The surprisingly plush Birdwell home.
Friendly Persuasion won an Oscar for Best Sound and earned other nominations for Best Picture, director, supporting actor (Perkins), song, and--incredibly--screenplay (though the nomination was for the script and not the writer because Wilson was blacklisted). Pat Boone crooned the title song, written by Dimitri Tiomkin and Paul Francis Webster, which went to #5 on the Billboard Hot 100 chart.

Sky West and Crooked (aka Gypsy Girl) (1965).  At the age of 19, Hayley Mills had pretty much wrapped up her highly-successful career as Walt Disney's biggest child star. She could still play teenagers, but adult roles were just around the corner. During this period in the mid-60s, she made several "transition" films such asThe Chalk Garden and The Truth About Spring--both personal favorites. She also starred in the unusual Sky West and Crooked, a Mills family project directed by Hayley's father, acclaimed actor John Mills, and co-written by her mother, Mary Hayley Bell.
Ian McShane as Roibin, the gypsy.
Set in rural England, Sky West and Crooked casts Hayley as Brydie White, a seventeen-year-old girl who has mentally blocked out a childhood tragedy. Her widowed, alcoholic mother possesses no parenting skills--leaving Brydie to fend for herself. The townsfolk think the girl is a bit daft (I surmised that was the meaning of the film's title). The local vicar and a coffin-maker's family treat her kindly and she has become the unofficial leader of the village children. Indeed, when Brydie buries her two dead hamsters in the church cemetery (she forgot to provide them with water), the other children follow suit. Soon, the children are scouring the countryside for dead animals to bury in the cemetery--much to the dismay of their parents. Brydie's life is further complicated by the arrival of a handsome gypsy lad (Ian McShane).

An animal's grave.
Sky West and Crooked is an obvious attempt to duplicate the success of the superior Whistle Down the Wind, a 1961 classic starring Hayley and based on a novel by her mother. Both films feature rural settings, uninvolved parents, and a group of children led by Hayley. They also explore religious themes: in Whistle Down the Wind, the children believe an escaped convict is Jesus; in Sky West, the coffin-maker's children launch into an unexpected discussion about souls during afternoon tea with their parents.
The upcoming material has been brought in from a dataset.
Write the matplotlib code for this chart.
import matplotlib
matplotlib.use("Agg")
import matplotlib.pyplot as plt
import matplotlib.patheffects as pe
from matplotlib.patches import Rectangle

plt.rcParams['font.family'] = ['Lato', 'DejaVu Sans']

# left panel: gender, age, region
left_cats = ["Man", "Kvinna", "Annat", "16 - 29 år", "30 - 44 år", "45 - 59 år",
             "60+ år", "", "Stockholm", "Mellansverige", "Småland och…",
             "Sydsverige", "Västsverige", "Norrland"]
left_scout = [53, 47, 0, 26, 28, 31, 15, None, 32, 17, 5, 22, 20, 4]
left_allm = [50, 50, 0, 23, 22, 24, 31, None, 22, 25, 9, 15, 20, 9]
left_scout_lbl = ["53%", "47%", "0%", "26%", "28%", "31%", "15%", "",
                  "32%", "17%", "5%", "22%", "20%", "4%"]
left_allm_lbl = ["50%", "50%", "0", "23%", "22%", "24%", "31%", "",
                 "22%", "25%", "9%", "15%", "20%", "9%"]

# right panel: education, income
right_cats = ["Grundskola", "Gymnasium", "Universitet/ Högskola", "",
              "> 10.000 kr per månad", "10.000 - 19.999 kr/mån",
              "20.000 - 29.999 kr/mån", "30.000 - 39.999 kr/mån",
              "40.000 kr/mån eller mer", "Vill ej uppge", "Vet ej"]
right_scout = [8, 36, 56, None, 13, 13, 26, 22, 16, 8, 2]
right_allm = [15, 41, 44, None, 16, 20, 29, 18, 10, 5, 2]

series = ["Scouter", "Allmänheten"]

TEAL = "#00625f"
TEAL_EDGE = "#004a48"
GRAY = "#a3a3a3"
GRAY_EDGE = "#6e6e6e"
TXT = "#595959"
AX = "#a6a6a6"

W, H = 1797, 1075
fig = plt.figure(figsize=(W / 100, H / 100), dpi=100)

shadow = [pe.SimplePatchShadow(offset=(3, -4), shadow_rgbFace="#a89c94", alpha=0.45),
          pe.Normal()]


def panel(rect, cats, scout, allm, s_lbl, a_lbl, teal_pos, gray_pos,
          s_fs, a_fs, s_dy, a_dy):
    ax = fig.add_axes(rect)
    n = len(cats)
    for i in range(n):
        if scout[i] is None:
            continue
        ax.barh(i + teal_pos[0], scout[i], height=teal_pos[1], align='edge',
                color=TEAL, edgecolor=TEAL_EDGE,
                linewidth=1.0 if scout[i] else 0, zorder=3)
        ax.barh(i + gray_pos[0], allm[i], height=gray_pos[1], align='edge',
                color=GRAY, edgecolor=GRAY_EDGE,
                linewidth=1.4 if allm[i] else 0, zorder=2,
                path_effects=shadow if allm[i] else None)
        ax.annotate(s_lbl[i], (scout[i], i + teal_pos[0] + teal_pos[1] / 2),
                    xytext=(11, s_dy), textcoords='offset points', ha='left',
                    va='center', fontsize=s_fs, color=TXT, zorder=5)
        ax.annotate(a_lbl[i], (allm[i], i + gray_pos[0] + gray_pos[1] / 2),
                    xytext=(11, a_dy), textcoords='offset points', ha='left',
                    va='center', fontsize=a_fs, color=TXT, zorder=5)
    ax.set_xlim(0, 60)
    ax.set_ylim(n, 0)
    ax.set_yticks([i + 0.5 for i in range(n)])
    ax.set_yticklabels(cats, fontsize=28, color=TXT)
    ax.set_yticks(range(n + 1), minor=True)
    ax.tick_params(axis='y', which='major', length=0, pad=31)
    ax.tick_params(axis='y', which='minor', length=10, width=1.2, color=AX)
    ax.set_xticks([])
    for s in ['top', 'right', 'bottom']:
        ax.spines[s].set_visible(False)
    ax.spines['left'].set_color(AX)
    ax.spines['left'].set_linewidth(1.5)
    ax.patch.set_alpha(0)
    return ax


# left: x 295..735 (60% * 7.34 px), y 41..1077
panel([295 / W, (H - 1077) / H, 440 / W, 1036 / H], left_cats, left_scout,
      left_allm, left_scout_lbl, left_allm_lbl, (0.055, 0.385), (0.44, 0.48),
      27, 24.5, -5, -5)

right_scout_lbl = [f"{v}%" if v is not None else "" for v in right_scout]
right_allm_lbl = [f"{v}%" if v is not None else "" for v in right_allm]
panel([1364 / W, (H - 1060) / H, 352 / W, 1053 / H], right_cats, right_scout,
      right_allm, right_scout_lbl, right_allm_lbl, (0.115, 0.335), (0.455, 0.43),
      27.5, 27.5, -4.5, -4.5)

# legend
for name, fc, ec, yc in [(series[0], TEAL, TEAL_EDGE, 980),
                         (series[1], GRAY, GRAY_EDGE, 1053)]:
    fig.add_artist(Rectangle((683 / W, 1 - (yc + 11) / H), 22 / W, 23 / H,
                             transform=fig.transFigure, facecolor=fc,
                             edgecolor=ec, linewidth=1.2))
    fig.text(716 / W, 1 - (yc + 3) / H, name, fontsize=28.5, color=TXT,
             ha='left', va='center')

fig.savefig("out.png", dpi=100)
The entire cast is convincing, with acting honors going to Hayley, Geoffrey Bayldon as the vicar, and Ian McShane as Hayley's love interest. While Sky West and Crooked certainly doesn't rank with Hayley's best films, it's still an interesting--if slowly-paced--tale about the need for love and the challenges of becoming an adult.
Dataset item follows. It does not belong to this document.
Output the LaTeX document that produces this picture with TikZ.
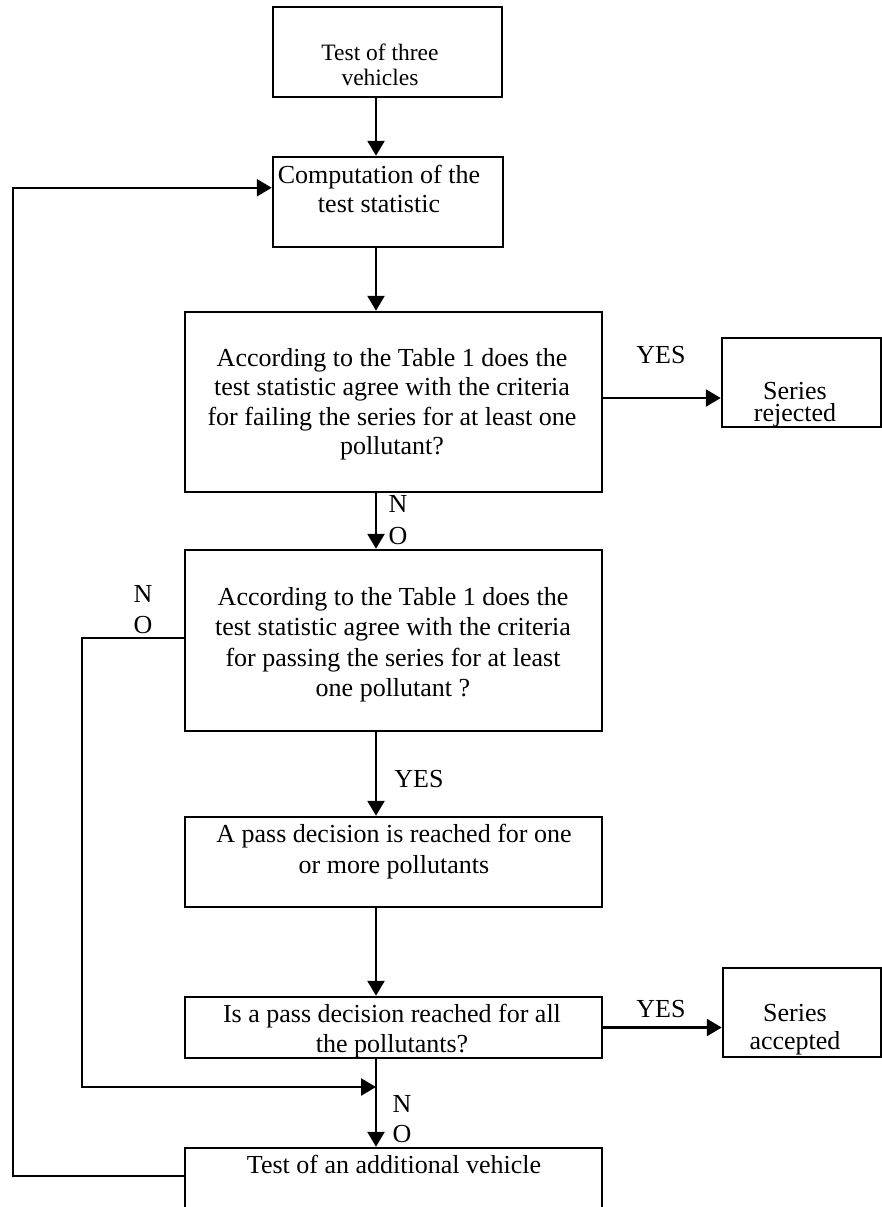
\documentclass[tikz,border=0pt]{standalone}
\usepackage{fontspec}
\setmainfont{Liberation Serif}
\usetikzlibrary{arrows.meta,calc}

\tikzset{
  flowbox/.style={draw, line width=2.5pt, rectangle, inner sep=0pt},
  txt/.style={inner sep=0pt, align=center, anchor=north},
  lbl/.style={inner sep=0pt, anchor=base, font=\fs{26}{30}},
  arr/.style={line width=2.5pt, -{Triangle[length=15pt,width=17pt]}},
}
\newcommand{\fs}[2]{\fontsize{#1}{#2}\selectfont}

\begin{document}
\begin{tikzpicture}[x=1pt, y=-1pt]
% Background
\fill[white] (0,0) rectangle (882,1207);
\useasboundingbox (0,0) rectangle (882,1207);

% Boxes
\node[flowbox, minimum width=229pt, minimum height=90pt] (start) at (387.5,52) {};
\node[flowbox, minimum width=230pt, minimum height=90pt] (compute) at (388,202) {};
\node[flowbox, minimum width=417pt, minimum height=180pt] (failq) at (393.5,402) {};
\node[flowbox, minimum width=417pt, minimum height=181pt] (passq) at (393.5,640.5) {};
\node[flowbox, minimum width=417pt, minimum height=90pt] (passone) at (393.5,862) {};
\node[flowbox, minimum width=417pt, minimum height=61pt] (passall) at (393.5,1027.5) {};
\node[flowbox, minimum width=417pt, minimum height=82pt] (addveh) at (393.5,1189) {};
\node[flowbox, minimum width=159pt, minimum height=89pt] (rejected) at (801.5,382.5) {};
\node[flowbox, minimum width=158pt, minimum height=89pt] (accepted) at (802,1012.5) {};

% Box texts
\node[txt, font=\fs{23.5}{25}] (starttxt) at (380,44) {Test of three\\vehicles};
\node[txt, font=\fs{26}{29}] (computetxt) at (379,165.2) {Computation of the\\test statistic};
\node[txt, font=\fs{26}{29.5}] (failqtxt) at (392,348.2) {According to the Table 1 does the\\test statistic agree with the criteria\\for failing the series for at least one\\pollutant?};
\node[txt, font=\fs{26}{30.5}] (passqtxt) at (393,587.2) {According to the Table 1 does the\\test statistic agree with the criteria\\for passing the series for at least\\one pollutant ?};
\node[txt, font=\fs{26}{31}] (passonetxt) at (394,824.2) {A pass decision is reached for one\\or more pollutants};
\node[txt, font=\fs{26}{30}] (passalltxt) at (392,1004.2) {Is a pass decision reached for all\\the pollutants?};
\node[txt, font=\fs{26}{30}] (addvehtxt) at (394,1155.2) {Test of an additional vehicle};
\node[txt, font=\fs{26}{22}] (rejectedtxt) at (795,382.2) {Series\\rejected};
\node[txt, font=\fs{26}{28}] (acceptedtxt) at (795,1004.2) {Series\\accepted};

% Main arrows
\coordinate (spine) at (376,0);
\draw[arr] (start.south -| spine) -- (compute.north -| spine);
\draw[arr] (compute.south -| spine) -- (failq.north -| spine);
\draw[arr] (failq.south -| spine) -- (passq.north -| spine);
\draw[arr] (passq.south -| spine) -- (passone.north -| spine);
\draw[arr] (passone.south -| spine) -- (passall.north -| spine);
\draw[arr] (passall.south -| spine) -- (addveh.north -| spine);

% Side arrows
\draw[arr] ([yshift=4pt]failq.east) -- ([yshift=4pt]failq.east -| rejected.west);
\draw[arr] (passall.east) -- (passall.east -| accepted.west);

% Loops
\coordinate (noleft) at (82,638);
\coordinate (join) at (376,1087);
\draw[arr] (noleft -| passq.west) -- (noleft) -- (noleft |- join) -- (join);
\coordinate (back) at (13,1177);
\draw[arr] ($(addveh.north west)+(0,29)$) -| (back) |- ($(compute.north west)+(0,32)$);

% Labels
\node[lbl] (yesfail) at (661,363) {YES};
\node[lbl] (yespass) at (419,787) {YES};
\node[lbl] (yesall) at (661,1017) {YES};
\node[txt, font=\fs{26}{32}] (nofail) at (398,494.8) {N\\O};
\node[txt, font=\fs{26}{31}] (nopass) at (143,584.8) {N\\O};
\node[txt, font=\fs{26}{30}] (noall) at (402,1094.8) {N\\O};
\end{tikzpicture}
\end{document}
  1. My 20-ish daughter has little tolerance for my love affair with Gary Cooper. (She "gets" some of my loves, but Coop is not one of them.) She won't watch any Coop movies with me---except for "Friendly Persuasion," which she quite enjoys. All that to say, I guess you don't have to be a Gary Cooper fan to enjoy this sweet film.

    I think it's an adorable movie. Especially fun is the scene where the church elders come calling on the possibly-wayward Birdwells. Jess prays loudly to cover the sound of the organ, and then the church elder offers up his own prayer. That scene is a hoot! As is the one with Marjorie's Main's very marriage-minded daughters!

  2. Rick,
    Thanks for writing about this film and giving us such interesting backstory on the making of it.

    With such an amazing cast and Wyler at the helm, it was a bit disappointing for me. I read the novel in high school and I was in my late 20s when I finally saw the screen adaptation of it. (Dang you Congress, for mucking up the works!)

    What I do recall about it though that's a positive is I enjoyed Mills in it and I've never been one of her fans.

    You've managed to cover the highlights and lowlights of it with your insightful review, Rick.

    See ya soon!

  3. I really like Gary Cooper in "Friendly Persuasion". He really does, as you've said, anchor the film. Anthony Perkins is enjoyable too.

    I haven't seen "Sky West and Crooked" - sounds quite interesting. I wouldn't have heard of it if you hadn't reviewed it. Will watch for it!

  4. Rick, this is such an interesting pairing. "Friendly Persuasion" is a sweet movie that is well cast. The family is very loving and devout in their principles. I especially enjoyed Anthony Perkins in his role. I do find it ironic that he is a Birdwell, given the frequency of bird references in "Psycho."

    I have only seen "Sky West and Crooked" once. It indeed does owe a lot to the superior "Whistle Down the Wind," especially in its use of children. Brydie has such an unfit mother caring for her that it is sweet to see others feed her. The pastor is an interesting character as is his sister or wife, whomever the other woman is who shares his home. It is worth watching though it isn't an excellent work.

  5. Now I'm going to have to look for "Sky West and Crooked", that's one of the few Hayley Mills films that I have missed seeing. Although, The Chalk Garden will always remain my favorite. Look how young Ian McShane is in that photo!

  6. I live in the Cottage that was Brydie's home in the film, back then it was a empty thatched cottage with part of the roof collapsed, in 1971/2 it was renovated this time using stone for the roof.
    The children in Sky West were local kids including Lady Anne Somerset.